Putin gibt sich ja als bescheidener Mann. Dabei umgibt er sich mit Männern, die in seinem Dunstkreis fantastisch reich werden. Auch hier drängt sich ein Vergleich mit dem „Dritten Reich“ auf. Ist Putin der, für den er sich gibt?

Korruption ist in der russischen Gesellschaft allgegenwärtig: die allgemeine Bereitschaft, sich auf allen Ebenen des Lebens korrumpieren zu lassen. Das beginnt bei den Schwestern in den Krankenhäusern, die nur für persönliche Zuwendungen bereit sind, ihre Pflicht zu tun, und endet bei
den Ärzten, die etwa vor Operationen ihre Patienten noch einmal privat zur Kasse bitten. Und auf den obersten Sprossen der Leiter gehen die entsprechenden Beträge dann leicht in die Millionen, mitunter gar in die Milliarden. Patriarch Kyrill, der lange Zeit den zollfreien Import von Alkohol und Zigaretten leitete, hat ein Privatvermögen von etwa 8 Milliarden Euro nebst einer Reihe von Palästen, einer Jacht und einer Maybach-Luxuslimousine. Und sein Präsident verfügt nach neuesten Schätzungen über ein Vermögen von rund 200 Milliarden Euro. Korruption ist die ewig blutende Wunde der russischen Gesellschaft. Von ganz unten bis ganz oben.

Sie sind Historiker.

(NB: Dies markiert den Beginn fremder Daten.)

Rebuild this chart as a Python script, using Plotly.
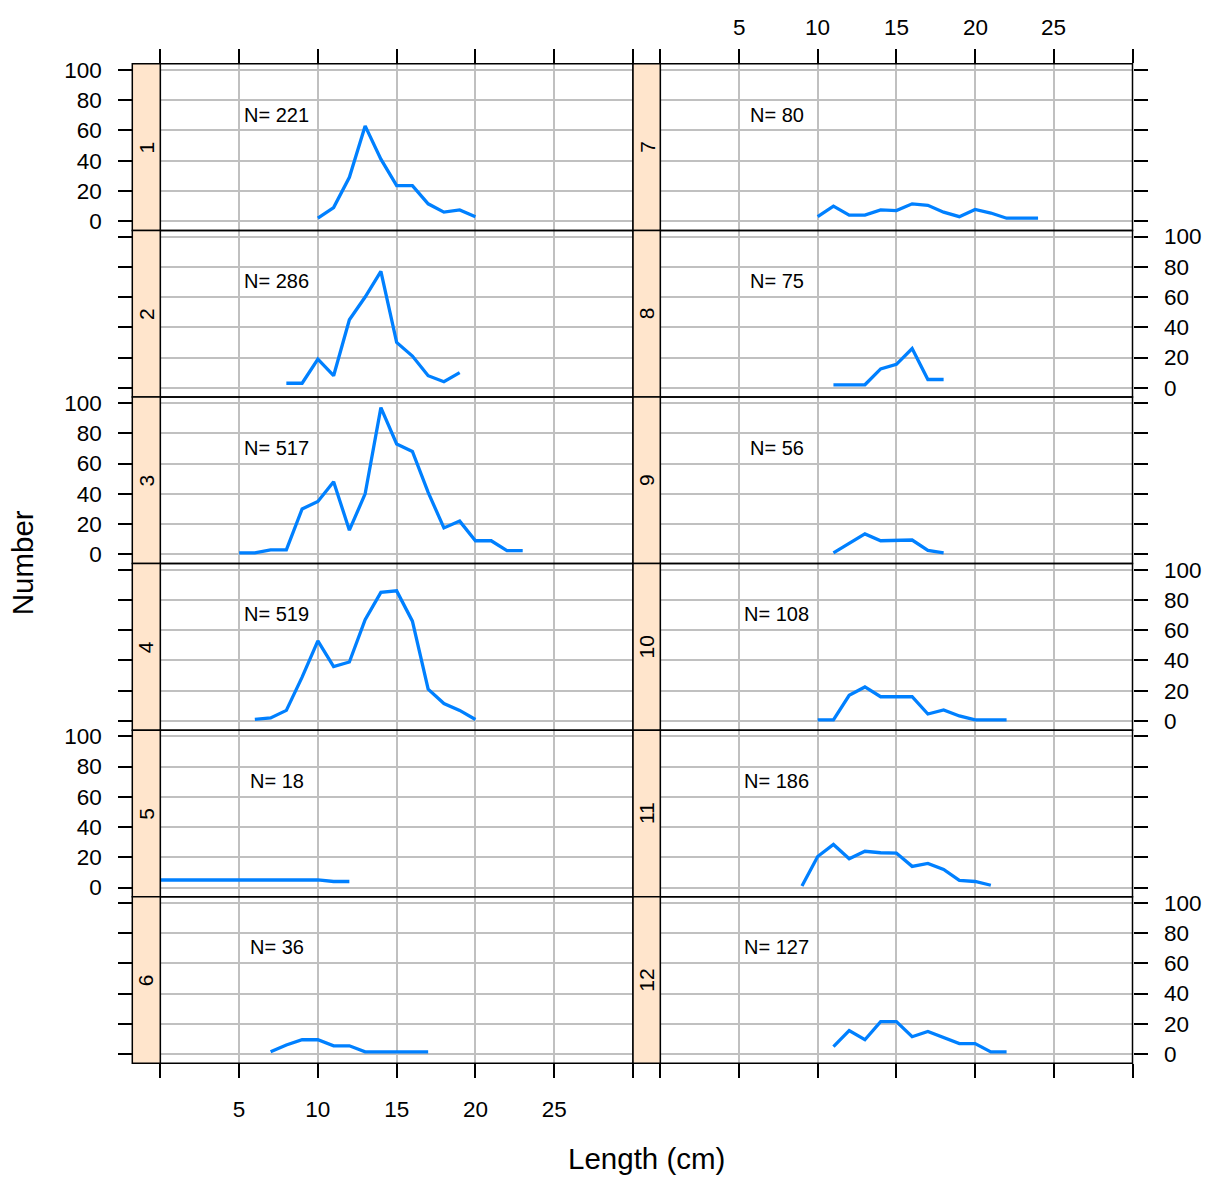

Wenn Sie sich einen Eintrag im Geschichtsbuch überlegen müssten, den Putin selbst gerne über seine Rolle in der Weltgeschichte läse, wie würde der aussehen?

Putin nannte ja einmal den Untergang der alten Sowjetunion die „größte geopolitische Katastrophe des 20. Jahrhunderts“. Und daran gibt er seinem Vorvorgänger Gorbatschow eine gehörige Mitschuld. Die Staaten im Kaukasus, die asiatischen Republiken, von Kasachstan bis Usbekistan,
sind weg, das weiß er. Aber was er will und was sein Wunschtraum ist, das ist die Wiedervereinigung der slawischen Staaten mit Russland, also Belarus und vor allem die Ukraine. Und deshalb ist er dort auch eingefallen. Putin träumt von einem neuen großrussischen Reich.

Müssen wir Angst vor Putin haben?

Angst ist ein schlechter Ratgeber. Die jahrzehntelang gehegte Hoffnung, dass sich Russland wandeln würde – Wandel durch Handel, durch wirtschaftlichen, kulturellen Austausch, ist zerstoben. Also müssen wir nun die kaputtgesparte Bundeswehr ertüchtigen, die Ukraine unterstützen und dem großen Land im Osten zeigen: Nein, so geht es nicht. Aber Putin ist nicht Russland. Es wird auch eine Zeit nach Putin geben. Dafür müssen wir gerüstet sein – in jedem Sinne.